Water sharing has long been a source of tension between the Jordanians, Palestinians and Israelis, as they all have to rely on such meagre supplies. In the negotiations leading to the peace treaty between Jordan and Israel, signed in October, water allocations and future co-operation were a key issue. The final agreement guarantees Jordan 215 million cubic metres (mcms) a year and envisages creating a framework for pursuing joint water projects, such as water storing in the Yarmouk and Jordan rivers.

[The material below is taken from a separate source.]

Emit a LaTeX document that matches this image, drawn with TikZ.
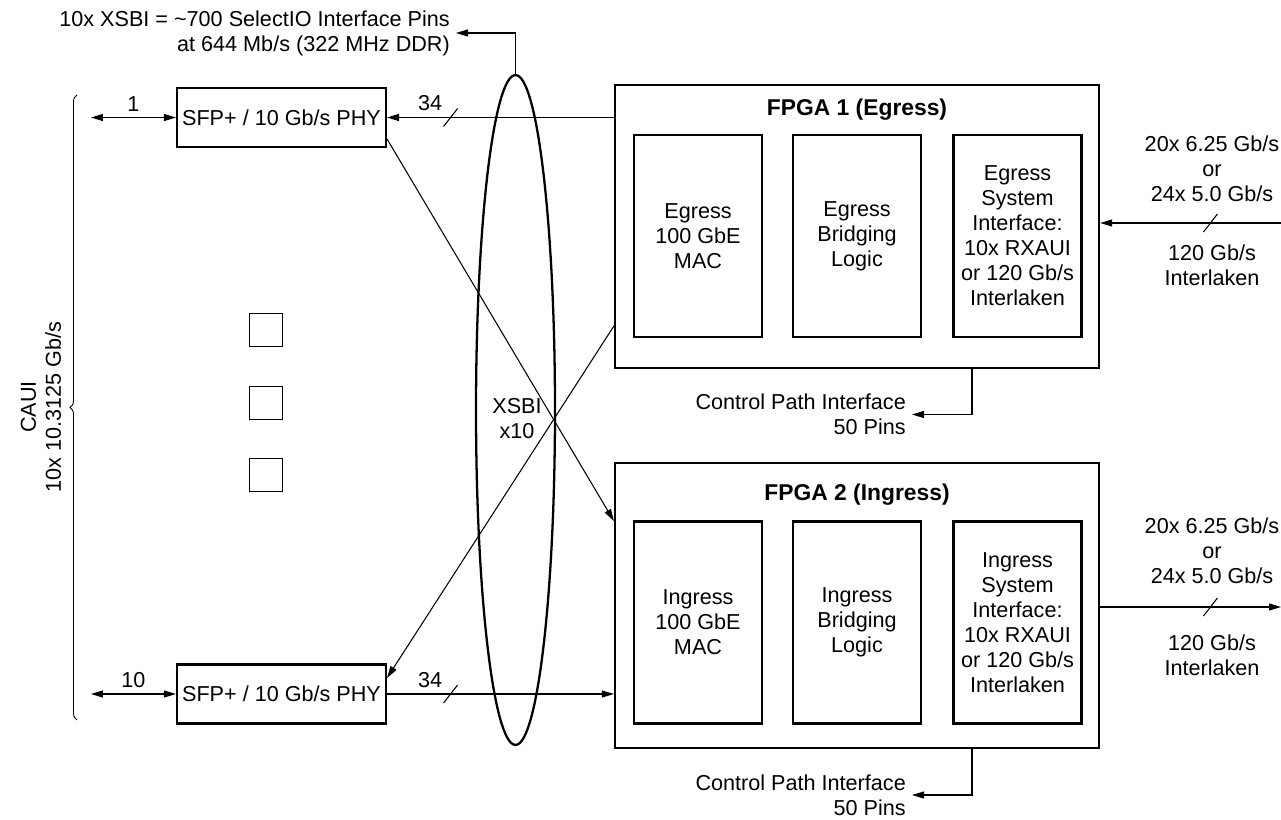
\documentclass[tikz,border=0pt]{standalone}
\usepackage{fontspec}
\setmainfont{Liberation Sans}
\usetikzlibrary{
  arrows.meta,
  positioning,
  shapes.geometric,
  calc,
  decorations.pathreplacing
}

\newcommand{\busmark}[1]{\draw[line width=0.6pt] ($(#1)+(-7,9)$) -- ($(#1)+(7,-9)$);}

\begin{document}
\begin{tikzpicture}[
  x=0.02cm, y=-0.02cm,
  font=\fontsize{12.3}{14.2}\selectfont,
  phy/.style={draw, line width=1.2pt, minimum width=4.18cm, minimum height=1.18cm, inner sep=0pt},
  fpga/.style={draw, line width=1.3pt, minimum width=9.68cm, minimum height=#1, inner sep=0pt},
  unit/.style={draw, line width=1.2pt, minimum width=2.56cm, minimum height=4.04cm,
               align=center, inner sep=0pt},
  dots/.style={draw, line width=0.9pt, minimum size=0.66cm, inner sep=0pt},
  title/.style={font=\fontsize{13}{15}\selectfont\bfseries},
  note/.style={align=center},
  arrow/.style={-{Triangle[length=2.4mm,width=1.4mm]}, line width=0.6pt},
  twoway/.style={{Triangle[length=2.4mm,width=1.4mm]}-{Triangle[length=2.4mm,width=1.4mm]}, line width=0.6pt},
]
  \useasboundingbox (0,0) rectangle (1281,820);

  \node[phy] (sfpA) at (281.5,117.5) {SFP+ / 10 Gb/s PHY};
  \node[phy] (sfpB) at (281.5,694) {SFP+ / 10 Gb/s PHY};
  \node[dots] (sq1) at (266,330) {};
  \node[dots] (sq2) at (266,403) {};
  \node[dots] (sq3) at (266,475) {};

  \node[fpga=5.66cm] (fpgaA) at (857,226.5) {};
  \node[title] (titleA) at (857,110) {FPGA 1 (Egress)};
  \node[unit] (macA) at (698,236) {Egress\\100 GbE\\MAC};
  \node[unit] (bridgeA) at (857,236) {Egress\\Bridging\\Logic};
  \node[unit] (sysA) at (1017.5,236) {Egress\\System\\Interface:\\10x RXAUI\\or 120 Gb/s\\Interlaken};

  \node[fpga=5.70cm] (fpgaB) at (857,605.5) {};
  \node[title] (titleB) at (857,495) {FPGA 2 (Ingress)};
  \node[unit] (macB) at (698,622.5) {Ingress\\100 GbE\\MAC};
  \node[unit] (bridgeB) at (857,622.5) {Ingress\\Bridging\\Logic};
  \node[unit] (sysB) at (1017.5,622.5) {Ingress\\System\\Interface:\\10x RXAUI\\or 120 Gb/s\\Interlaken};

  \node[draw, ellipse, line width=1.3pt, minimum width=1.58cm, minimum height=13.4cm,
        inner sep=0pt] (xsbi) at (515.5,410) {};
  \node[note] (xsbilbl) at (517,418.5) {XSBI\\x10};

  % line side
  \coordinate (capA) at (91,117.5);
  \coordinate (capB) at (91,694);
  \draw[twoway] (capA) -- (sfpA.west) node[midway,above] {1};
  \draw[twoway] (capB) -- (sfpB.west) node[midway,above] {10};
  \coordinate (braceT) at (77,95);
  \coordinate (braceB) at (77,720);
  \draw[decorate, decoration={brace, amplitude=0.14cm}, line width=0.5pt] (braceB) -- (braceT);
  \node[note, rotate=90] (caui) at (41,407) {CAUI\\10x 10.3125 Gb/s};

  % XSBI links
  \draw[arrow] (fpgaA.west |- sfpA) -- (sfpA.east)
    node[pos=0.81,above] {34} coordinate[pos=0.72] (busA);
  \draw[arrow] (sfpB.east) -- (fpgaB.west |- sfpB)
    node[pos=0.19,above] {34} coordinate[pos=0.28] (busB);
  \busmark{busA}
  \busmark{busB}
  \draw[arrow] ([yshift=-0.43cm]sfpA.east) -- ([yshift=1.69cm]fpgaB.west);
  \draw[arrow] ([yshift=-1.99cm]fpgaA.west) -- ([yshift=0.32cm]sfpB.east);

  \node[align=right, anchor=east] (pins) at (456,33)
    {10x XSBI = \textasciitilde700 SelectIO Interface Pins\\at 644 Mb/s (322 MHz DDR)};
  \draw[arrow] (xsbi.north) |- (pins.east);

  % control path
  \node[align=right, anchor=east] (ctlA) at (912,414.5) {Control Path Interface\\50 Pins};
  \node[align=right, anchor=east] (ctlB) at (912,795) {Control Path Interface\\50 Pins};
  \draw[arrow] ([xshift=2.3cm]fpgaA.south) |- (ctlA.east);
  \draw[arrow] ([xshift=2.3cm]fpgaB.south) |- (ctlB.east);

  % system side
  \coordinate (inA) at (1281,223);
  \coordinate (outB) at (1281,607);
  \draw[arrow] (inA) -- (fpgaA.east |- inA) coordinate[pos=0.39] (busC);
  \draw[arrow] (fpgaB.east |- outB) -- (outB) coordinate[pos=0.61] (busD);
  \busmark{busC}
  \busmark{busD}
  \node[note] (rateA) at (1212,169) {20x 6.25 Gb/s\\or\\24x 5.0 Gb/s};
  \node[note] (ilkA) at (1212,265.5) {120 Gb/s\\Interlaken};
  \node[note] (rateB) at (1212,551) {20x 6.25 Gb/s\\or\\24x 5.0 Gb/s};
  \node[note] (ilkB) at (1212,655) {120 Gb/s\\Interlaken};
\end{tikzpicture}
\end{document}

The two sides also agreed to hold meetings to discuss the improvement of water sources and their more efficient exploitation.

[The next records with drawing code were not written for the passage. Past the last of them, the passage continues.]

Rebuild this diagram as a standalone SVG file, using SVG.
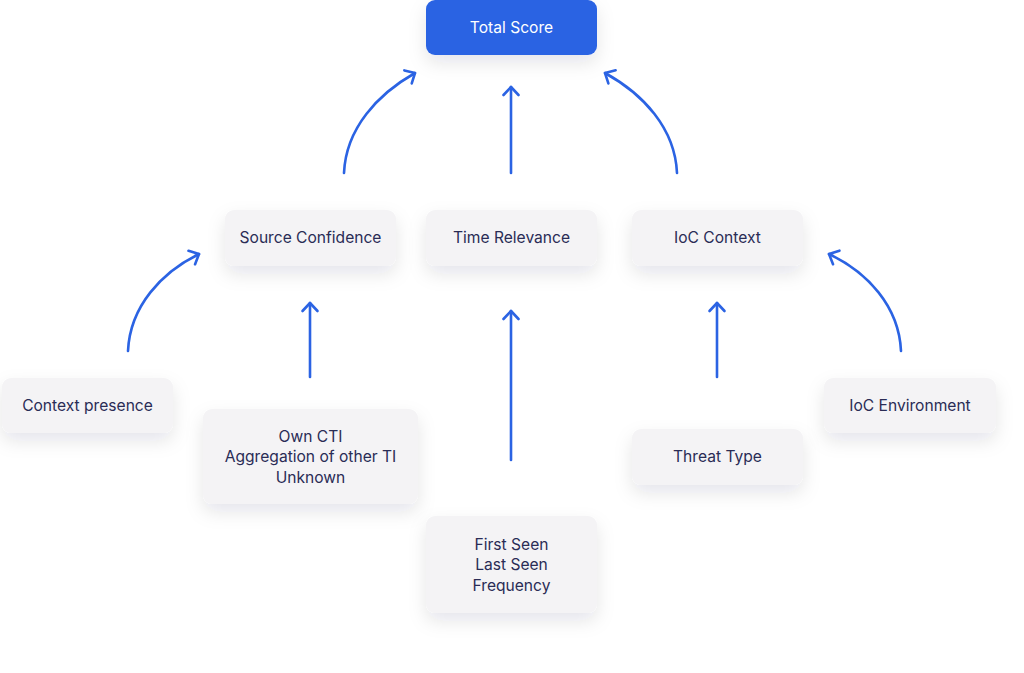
<svg xmlns="http://www.w3.org/2000/svg" width="1024" height="673" viewBox="0 0 1024 673">
<defs>
<filter id="sh" x="-30%" y="-30%" width="160%" height="180%">
<feDropShadow dx="0" dy="8" stdDeviation="9" flood-color="#1a1a40" flood-opacity="0.10"/>
</filter>
<marker id="ah" markerUnits="userSpaceOnUse" markerWidth="24" markerHeight="24" viewBox="-12 -12 24 24" refX="0" refY="0" orient="auto">
<path d="M-8,-7.5 L0,0 L-8,7.5" fill="none" stroke="#2b63e3" stroke-width="2.6" stroke-linecap="round" stroke-linejoin="round"/>
</marker>
</defs>
<style>
.box{fill:#f4f3f5;filter:url(#sh)}
.main{fill:#2b63e3;filter:url(#sh)}
.t{font-family:Inter,"Noto Sans",sans-serif;font-size:15.6px;fill:#2a2c55;text-anchor:middle;dominant-baseline:central}
.tw{fill:#ffffff}
.c{fill:none;stroke:#2b63e3;stroke-width:2.6;stroke-linecap:round;marker-end:url(#ah)}
</style>
<rect width="1024" height="673" fill="#ffffff"/>
<g id="connectors">
<path class="c" d="M344,173 C346,128 378,94 415,73"/>
<path class="c" d="M511,173 L511,87"/>
<path class="c" d="M677,173 C675,128 643,94 605,73"/>
<path class="c" d="M128,351 C130,306 162,272 199,254"/>
<path class="c" d="M310,377 L310,303"/>
<path class="c" d="M511,460 L511,311"/>
<path class="c" d="M717,377 L717,303"/>
<path class="c" d="M901,351 C899,306 867,272 829,254"/>
</g>
<g id="total-score">
<rect class="main" x="426" y="0" width="171" height="55" rx="9"/>
<text class="t tw" x="511.5" y="27.5">Total Score</text>
</g>
<g id="source-confidence">
<rect class="box" x="225" y="210" width="171" height="56" rx="9"/>
<text class="t" x="310.5" y="237.5">Source Confidence</text>
</g>
<g id="time-relevance">
<rect class="box" x="426" y="210" width="171" height="56" rx="9"/>
<text class="t" x="511.5" y="237.5">Time Relevance</text>
</g>
<g id="ioc-context">
<rect class="box" x="632" y="210" width="171" height="56" rx="9"/>
<text class="t" x="717.5" y="237.5">IoC Context</text>
</g>
<g id="context-presence">
<rect class="box" x="2" y="378" width="171" height="55" rx="9"/>
<text class="t" x="87.5" y="405.5">Context presence</text>
</g>
<g id="source-types">
<rect class="box" x="203" y="409" width="215" height="95" rx="9"/>
<text class="t" x="310.5" y="436">Own CTI</text>
<text class="t" x="310.5" y="456.5">Aggregation of other TI</text>
<text class="t" x="310.5" y="477">Unknown</text>
</g>
<g id="seen">
<rect class="box" x="426" y="516" width="171" height="97" rx="9"/>
<text class="t" x="511.5" y="544">First Seen</text>
<text class="t" x="511.5" y="564.5">Last Seen</text>
<text class="t" x="511.5" y="585">Frequency</text>
</g>
<g id="threat-type">
<rect class="box" x="632" y="429" width="171" height="56" rx="9"/>
<text class="t" x="717.5" y="456.5">Threat Type</text>
</g>
<g id="ioc-environment">
<rect class="box" x="824" y="378" width="172" height="55" rx="9"/>
<text class="t" x="910" y="405.5">IoC Environment</text>
</g>
</svg>
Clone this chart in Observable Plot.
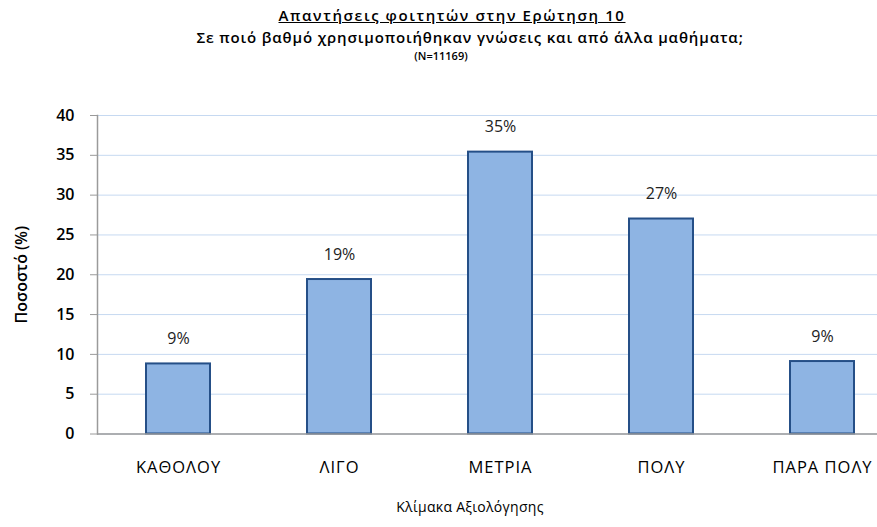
<!DOCTYPE html>
<html>
<head>
<meta charset="utf-8">
<script src="https://cdn.jsdelivr.net/npm/d3@7"></script>
<script src="https://cdn.jsdelivr.net/npm/@observablehq/plot@0.6"></script>
<style>
  html, body { margin: 0; padding: 0; background: #fff; }
  #wrap { position: relative; width: 877px; height: 527px; font-family: "Open Sans", sans-serif; }
  .t { position: absolute; white-space: nowrap; color: #000; transform: translateX(-50%); }
  #chart { position: absolute; left: 0; top: 0; }
  g[aria-label="x-axis tick label"] text { letter-spacing: 1px; }
</style>
</head>
<body>
<div id="wrap">
  <div id="chart"></div>
  <div class="t" style="left:452px; top:5px; font-size:15px; font-weight:600; text-decoration:underline; letter-spacing:1.6px;">Απαντήσεις φοιτητών στην Ερώτηση 10</div>
  <div class="t" style="left:470px; top:27px; font-size:15px; font-weight:600; letter-spacing:0.85px;">Σε ποιό βαθμό χρησιμοποιήθηκαν γνώσεις και από άλλα μαθήματα;</div>
  <div class="t" style="left:441px; top:48px; font-size:11px; font-weight:600;">(N=11169)</div>
  <div class="t" style="left:470px; top:497px; font-size:14px; letter-spacing:0.3px;">Κλίμακα Αξιολόγησης</div>
</div>
<script>
const categories = ["ΚΑΘΟΛΟΥ", "ΛΙΓΟ", "ΜΕΤΡΙΑ", "ΠΟΛΥ", "ΠΑΡΑ ΠΟΛΥ"];
const values = [8.8, 19.4, 35.4, 27.0, 9.1];
const labels = ["9%", "19%", "35%", "27%", "9%"];
const yTicks = [0, 5, 10, 15, 20, 25, 30, 35, 40];

const data = categories.map((c, i) => ({cat: c, value: values[i], label: labels[i]}));

const chart = Plot.plot({
  width: 877,
  height: 527,
  marginTop: 115,
  marginBottom: 93.5,
  marginLeft: 97,
  marginRight: 0,
  style: {fontFamily: "'Open Sans', sans-serif", background: "#fff", color: "#000"},
  x: {domain: categories, range: [97, 903], paddingInner: 0.6, paddingOuter: 0.3},
  y: {domain: [0, 40]},
  marks: [
    Plot.gridY(yTicks, {stroke: "#c6d9f1", strokeOpacity: 1}),
    Plot.barY(data, {x: "cat", y: "value", fill: "#8eb4e3", stroke: "#254f87", strokeWidth: 2}),
    Plot.text(data, {x: "cat", y: "value", text: "label", dy: -25, fontSize: 16, fill: "#222"}),
    Plot.ruleY([0], {stroke: "#9a9a9a", strokeWidth: 1.5}),
    Plot.frame({anchor: "left", stroke: "#9a9a9a", strokeWidth: 1.5}),
    Plot.axisY(yTicks, {tickSize: 7, tickPadding: 16, fontSize: 16, fontWeight: 600, stroke: "#9a9a9a",
      label: "Ποσοστό (%)", labelAnchor: "center", labelOffset: 82, labelArrow: "none"}),
    Plot.axisX({tickSize: 0, tickPadding: 27, fontSize: 16.5, label: null})
  ]
});
document.getElementById("chart").appendChild(chart);
</script>
</body>
</html>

The declaration of principles between the Israelis and Palestinians shows no such readiness to address water problems. ‘Everyone is afraid to touch the subject, because it is like a hot coal,’ says Karen Assaf, the newly appointed director of water planning in the Palestinian authority’s planning and international co-operation department.

A single aquifer runs under the West Bank, flowing east towards the Jordan river, and west towards Israel. Since the start of the its occupation in 1967 Israel has prevented the Palestinians from drilling for new water sources. In the meantime, agricultural demand has grown relentlessly, and it accounts for up to 80 per cent of the annual 120 mcms of water used on the West Bank. Israel itself has continued to drill new wells to supply its settlements and has also developed wells on the border with the West Bank, which has increased the flow of aquifer water into the Jewish state.

Palestinians complain of similar manoeuvres that have hurt the Gaza Strip. The area is facing a desperate decline in both water reserves and water quality. According to the World Health Organisation the Gaza Strip could be left with no potable water by the turn of the century. Palestinians say the problem has been exacerbated by Israel’s construction of dams in Wadi Gaza and the creation of a series of water traps along the border which interrupt the free flow of underground water towards the Gaza aquifer.

‘It is very important to agree on water rights and agree on a Palestinian share and Israeli share. This is a priority for us,’ says Nader al-Khateeb, senior water resources engineer with the UNDP in Gaza and the West Bank. ‘Sooner or later Israel will have to accept the reallocation of this water and accept international regulation on water sharing.’

Al-Khateeb also argues the case for Palestinian farmers and their water demands. Agriculture accounts for 30 per cent of the gross domestic product (GDP) of the Palestinian economy but only contributes about 5 per cent to Israel’s GDP, he says. ‘Even among Israelis that are ready to look at the facts, they acknowledge that Palestinians need the water more than Israel,’ he says. But Palestinian farmers may find that water allocation is only one of their problems.

Throughout the Middle East, the agricultural sector is ripe for reform. According to Tony Allan, professor in the geography department at the London School of Oriental & African Studies, government attitudes are changing. After years of emphasising the strategic importance of developing agriculture, awareness is growing of its financial cost and the environmental impact of over-exploiting limited water reserves. ‘It is now possible in public to say that it is not possible to support agriculture with uneconomic water,’ he says. ‘This doesn’t sound like much, but it is a tremendous step forward from five years ago.’

Jordan is a good case in point. As part of an economic restructuring programme, the price of water is being raised to levels which more closely reflect its economic value and the cost of delivering it. Jordan is also looking at the possibility of using private funds to develop the Disi aquifer and the pipeline that will serve Amman with drinking water which is estimated to cost more than $300 million.

The most significant shift of government policy in the region has occurred in Israel, says Allan. He says that the Israeli policy changes point the way that others will follow. Agricultural policies formulated in the 1950s and 1960s have been abandoned and water allocations to the sector reduced. The result could be an increase in the amount of water Israel is prepared to negotiate in bilateral talks with neighbouring Arab states. But Allan cautions against too much optimism.